We all remember the day we signed onto Common App and submitted our UConn application, being extra careful to avoid that West Hartford check box when asked which campus to attend because any answer besides Storrs was the wrong answer.
Why commute to a branch campus and miss out on all the excitement? While Storrs will always be #1 in our hearts, West Hartford has started to accessorize its way out of a DUFF status by flaunting some new columns and sleek floating glass hallways, making some elitist Storrs students consider, “I could fucks with that.”
Michael Scott may not have appreciated Dunder Mifflin Infinity, but UConn feels warm and welcomed by Infinity Hall. West Hartford students deserve a Jorgensen knock off too, who are now able to enjoy concerts, food and, booze in this half theater-half nightclub venue. So if you’re looking to take oomf on that special date to dinner and a show, you may want to scooch Jorgensen aside and consider The Infinity. Don’t be a Michael Scott.
It’s impossible to remember a time without Storrs construction; jackhammers, piles of dirt, caution tape, and knowing somewhere within a mile there’s a truck backing up longer than it took Spongebob to back up with the Krabby Patty pizza. The days of waking up to birds chirping and peaceful strolls through morning rays of sunshine are days of the past, but not in West Hartford. Open sidewalks, pristine landscapes, and not an excavator in sight make for an inviting postcard for students considering a stress relief vacation.
Have you ever looked around and noticed that some parts of Storrs campus are living in the year 3037, and others are deteriorating from the years of medieval times? Some classrooms can print homework in 3D while the Drama-Music Building can’t seem to figure out what a light switch is. West Hartford understands the struggle, and knows how to tease our desires with crisp modern architecture, smooth exterior walls, mood lighting in the lounge rooms, and stairwells without fatal cracks just waiting for someone to trip on.
In case you’re starting to feel defensive of Storrs and wonder who the fuck West Hartford thinks it is, here’s a friendly reminder that North Eagleville Road has been stripped of its pride and will not be seen again for a very long time.
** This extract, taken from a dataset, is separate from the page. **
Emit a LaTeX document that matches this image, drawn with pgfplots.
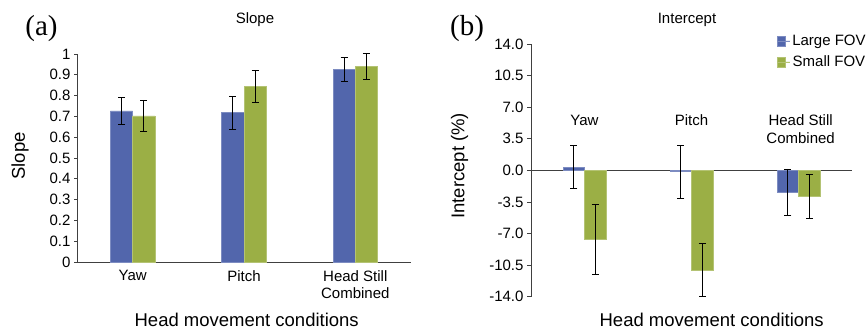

No more sitting by Swan Lake contemplating the emptiness that is your life without the overwhelming beeps and crashes of construction, making you actually consider putting yourself through the exercise it would take to climb up Horsebarn Hill for some peace and quiet instead.
Up until now, West Hartford was Storrs’ fat annoying little cousin who desperately wanted to be just like it. Now the little guy has hit its growth spurt into the chiseled sexy campus that it’s become, an appeal even Storrs can’t ignore. Of course Storrs taught it everything it knows, but now West Hartford can robustly stand on its own and proudly represent the UConn name for everything it’s worth.